Productivity will be even more critical over the next 12 months as high export prices decline. The question that should be front and centre in the debate about Australia’s future vision is: what drives productivity?
Here is the recent story, with a chart from a presentation by Dean Parham, Australia’s foremost productivity expert.
Labour productivity growth has halved since the early part of the last decade. Capital productivity has also fallen so the productivity with which we use all inputs into production has gone flat.
Incomes have grown faster than labour productivity because the value of exports relative to the cost of imports has been rising. With those terms of trade falling, we would like to restore the 3% labour productivity growth and the 2% overall productivity growth as soon as we can.
How do we do that?
Churning the economy
Let’s return to the origins of productivity growth – innovation and churn.
Churn refers to the exit of weak performers who are replaced by the entry of stronger performers. This exit and replacement matters for the productivity of an industry or community.
The scope for churn depends on incentives for and resistances to change. These in turn depend on policy. For example, the way that policy makes it easier or more difficult for new firms to enter markets.
There is a rich agenda for policy reform in Australia, as previous Productivity Commission Chairman Gary Banks has presented.
The Prime Minister has announced a national economic reform panel, which should study the Banks list closely. The Asian Century White Paper also had a good hit list of reform topics.
Banks suggests measures related to incentives, such as trade policy, those related to capability, such as education policy, and those related to flexibility, such as workplace regulation.
We have the menu but we have to regain the appetite for reform.
Innovation is more difficult to pin down and less often discussed. Yes, it includes making new things, like iPads or robotic trucks, but it also means doing things differently.
Our research report, Borders Blurred, found that businesses break up their operations as they shift design, production, sales and after-sales services around the world in response to cost differences.
They might, for example, do design work in Australia using high-skill and expensive labour, and organise the production processes that require a lesser degree of skill in other lower-cost locations.
Successful firms respond to changes in markets; they learn and they are agile in creating new and competitive goods and services.
But where does the capacity to innovate come from?

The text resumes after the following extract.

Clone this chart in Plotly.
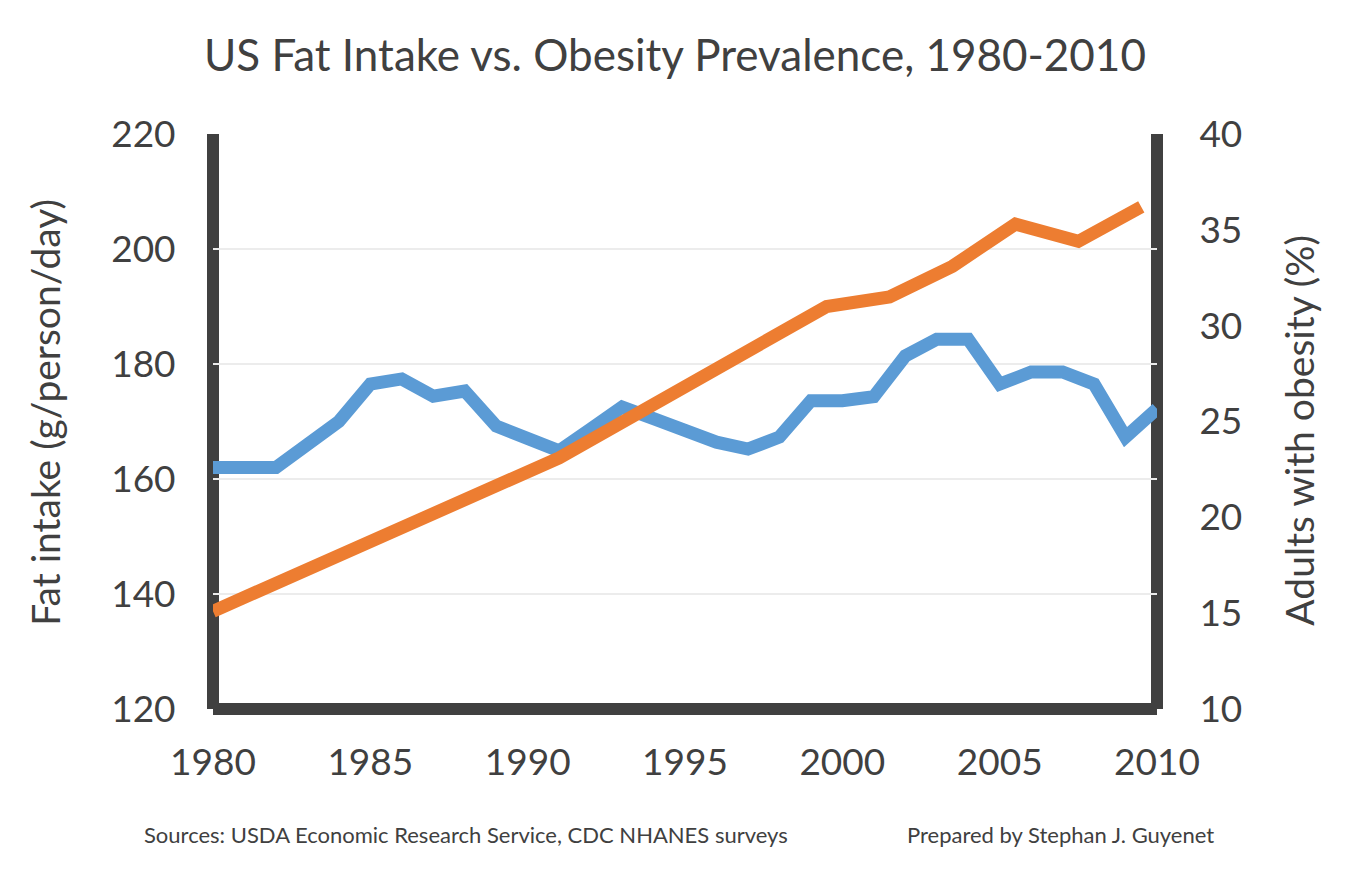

Partly this comes from inside an organisation, but increasingly we understand that whole communities, that is, the cities and towns where businesses are located, matter.
As Chairman Banks said:
The innovations that shape the productivity potential of organisations can stem from ‘internal learnings’ specific to a firm, but commonly involve the absorption and application of knowledge generated externally. The institutions and forces responsible for creating and transmitting knowledge are therefore important for a country’s productivity performance.
Governments have taken action to improve performance with various subsidies, like those for the car industry, but subsidies have not created “value for money”.
There are sometimes calls for the creation of company clusters to capture and promote this information sharing, but the specific selection of apparently connected businesses is not likely to succeed either.
It is better to focus on removing impediments for generating ideas and transferring them within an existing community.
Cities, universities, research
From this perspective, there are three things to add to the productivity action list, which are key parts of setting the vision for Australia – the cities, the universities and research funding.
Cities contribute to the productivity of people who live in them, because the productivity of each worker is aided by those around them, and productivity growth is supported by these interactions and the sharing of ideas.
But some cities work better than others as centres for sharing information. We need to pay more attention to policies that could make our cities work better and its citizens more creative.
If we understood this better, we could also say more about the two-way relationship between cities and their surrounding regions.
Within cities, universities play a key role. They broker information and act as the intermediaries between raw knowledge and those who apply it.
Universities undertake basic research, but the translation of this research into real-life application and innovation can be further strengthened and prioritised.
And within universities, the funding systems matter: they support this research that generates new ideas.
These systems are now based on student load, both domestic and international, and are under challenge. Universities are subject to the same sorts of competitive processes that are driving manufacturers to globalise.
New competitors include teaching-only operations. They can operate at lower costs and the risk is that they will draw students away from the traditional suppliers.
It will then be more difficult to sustain the business model in which revenue from students is used to support our research performance.
More direct funding for research, public and private, will be critical for the success of the innovation system.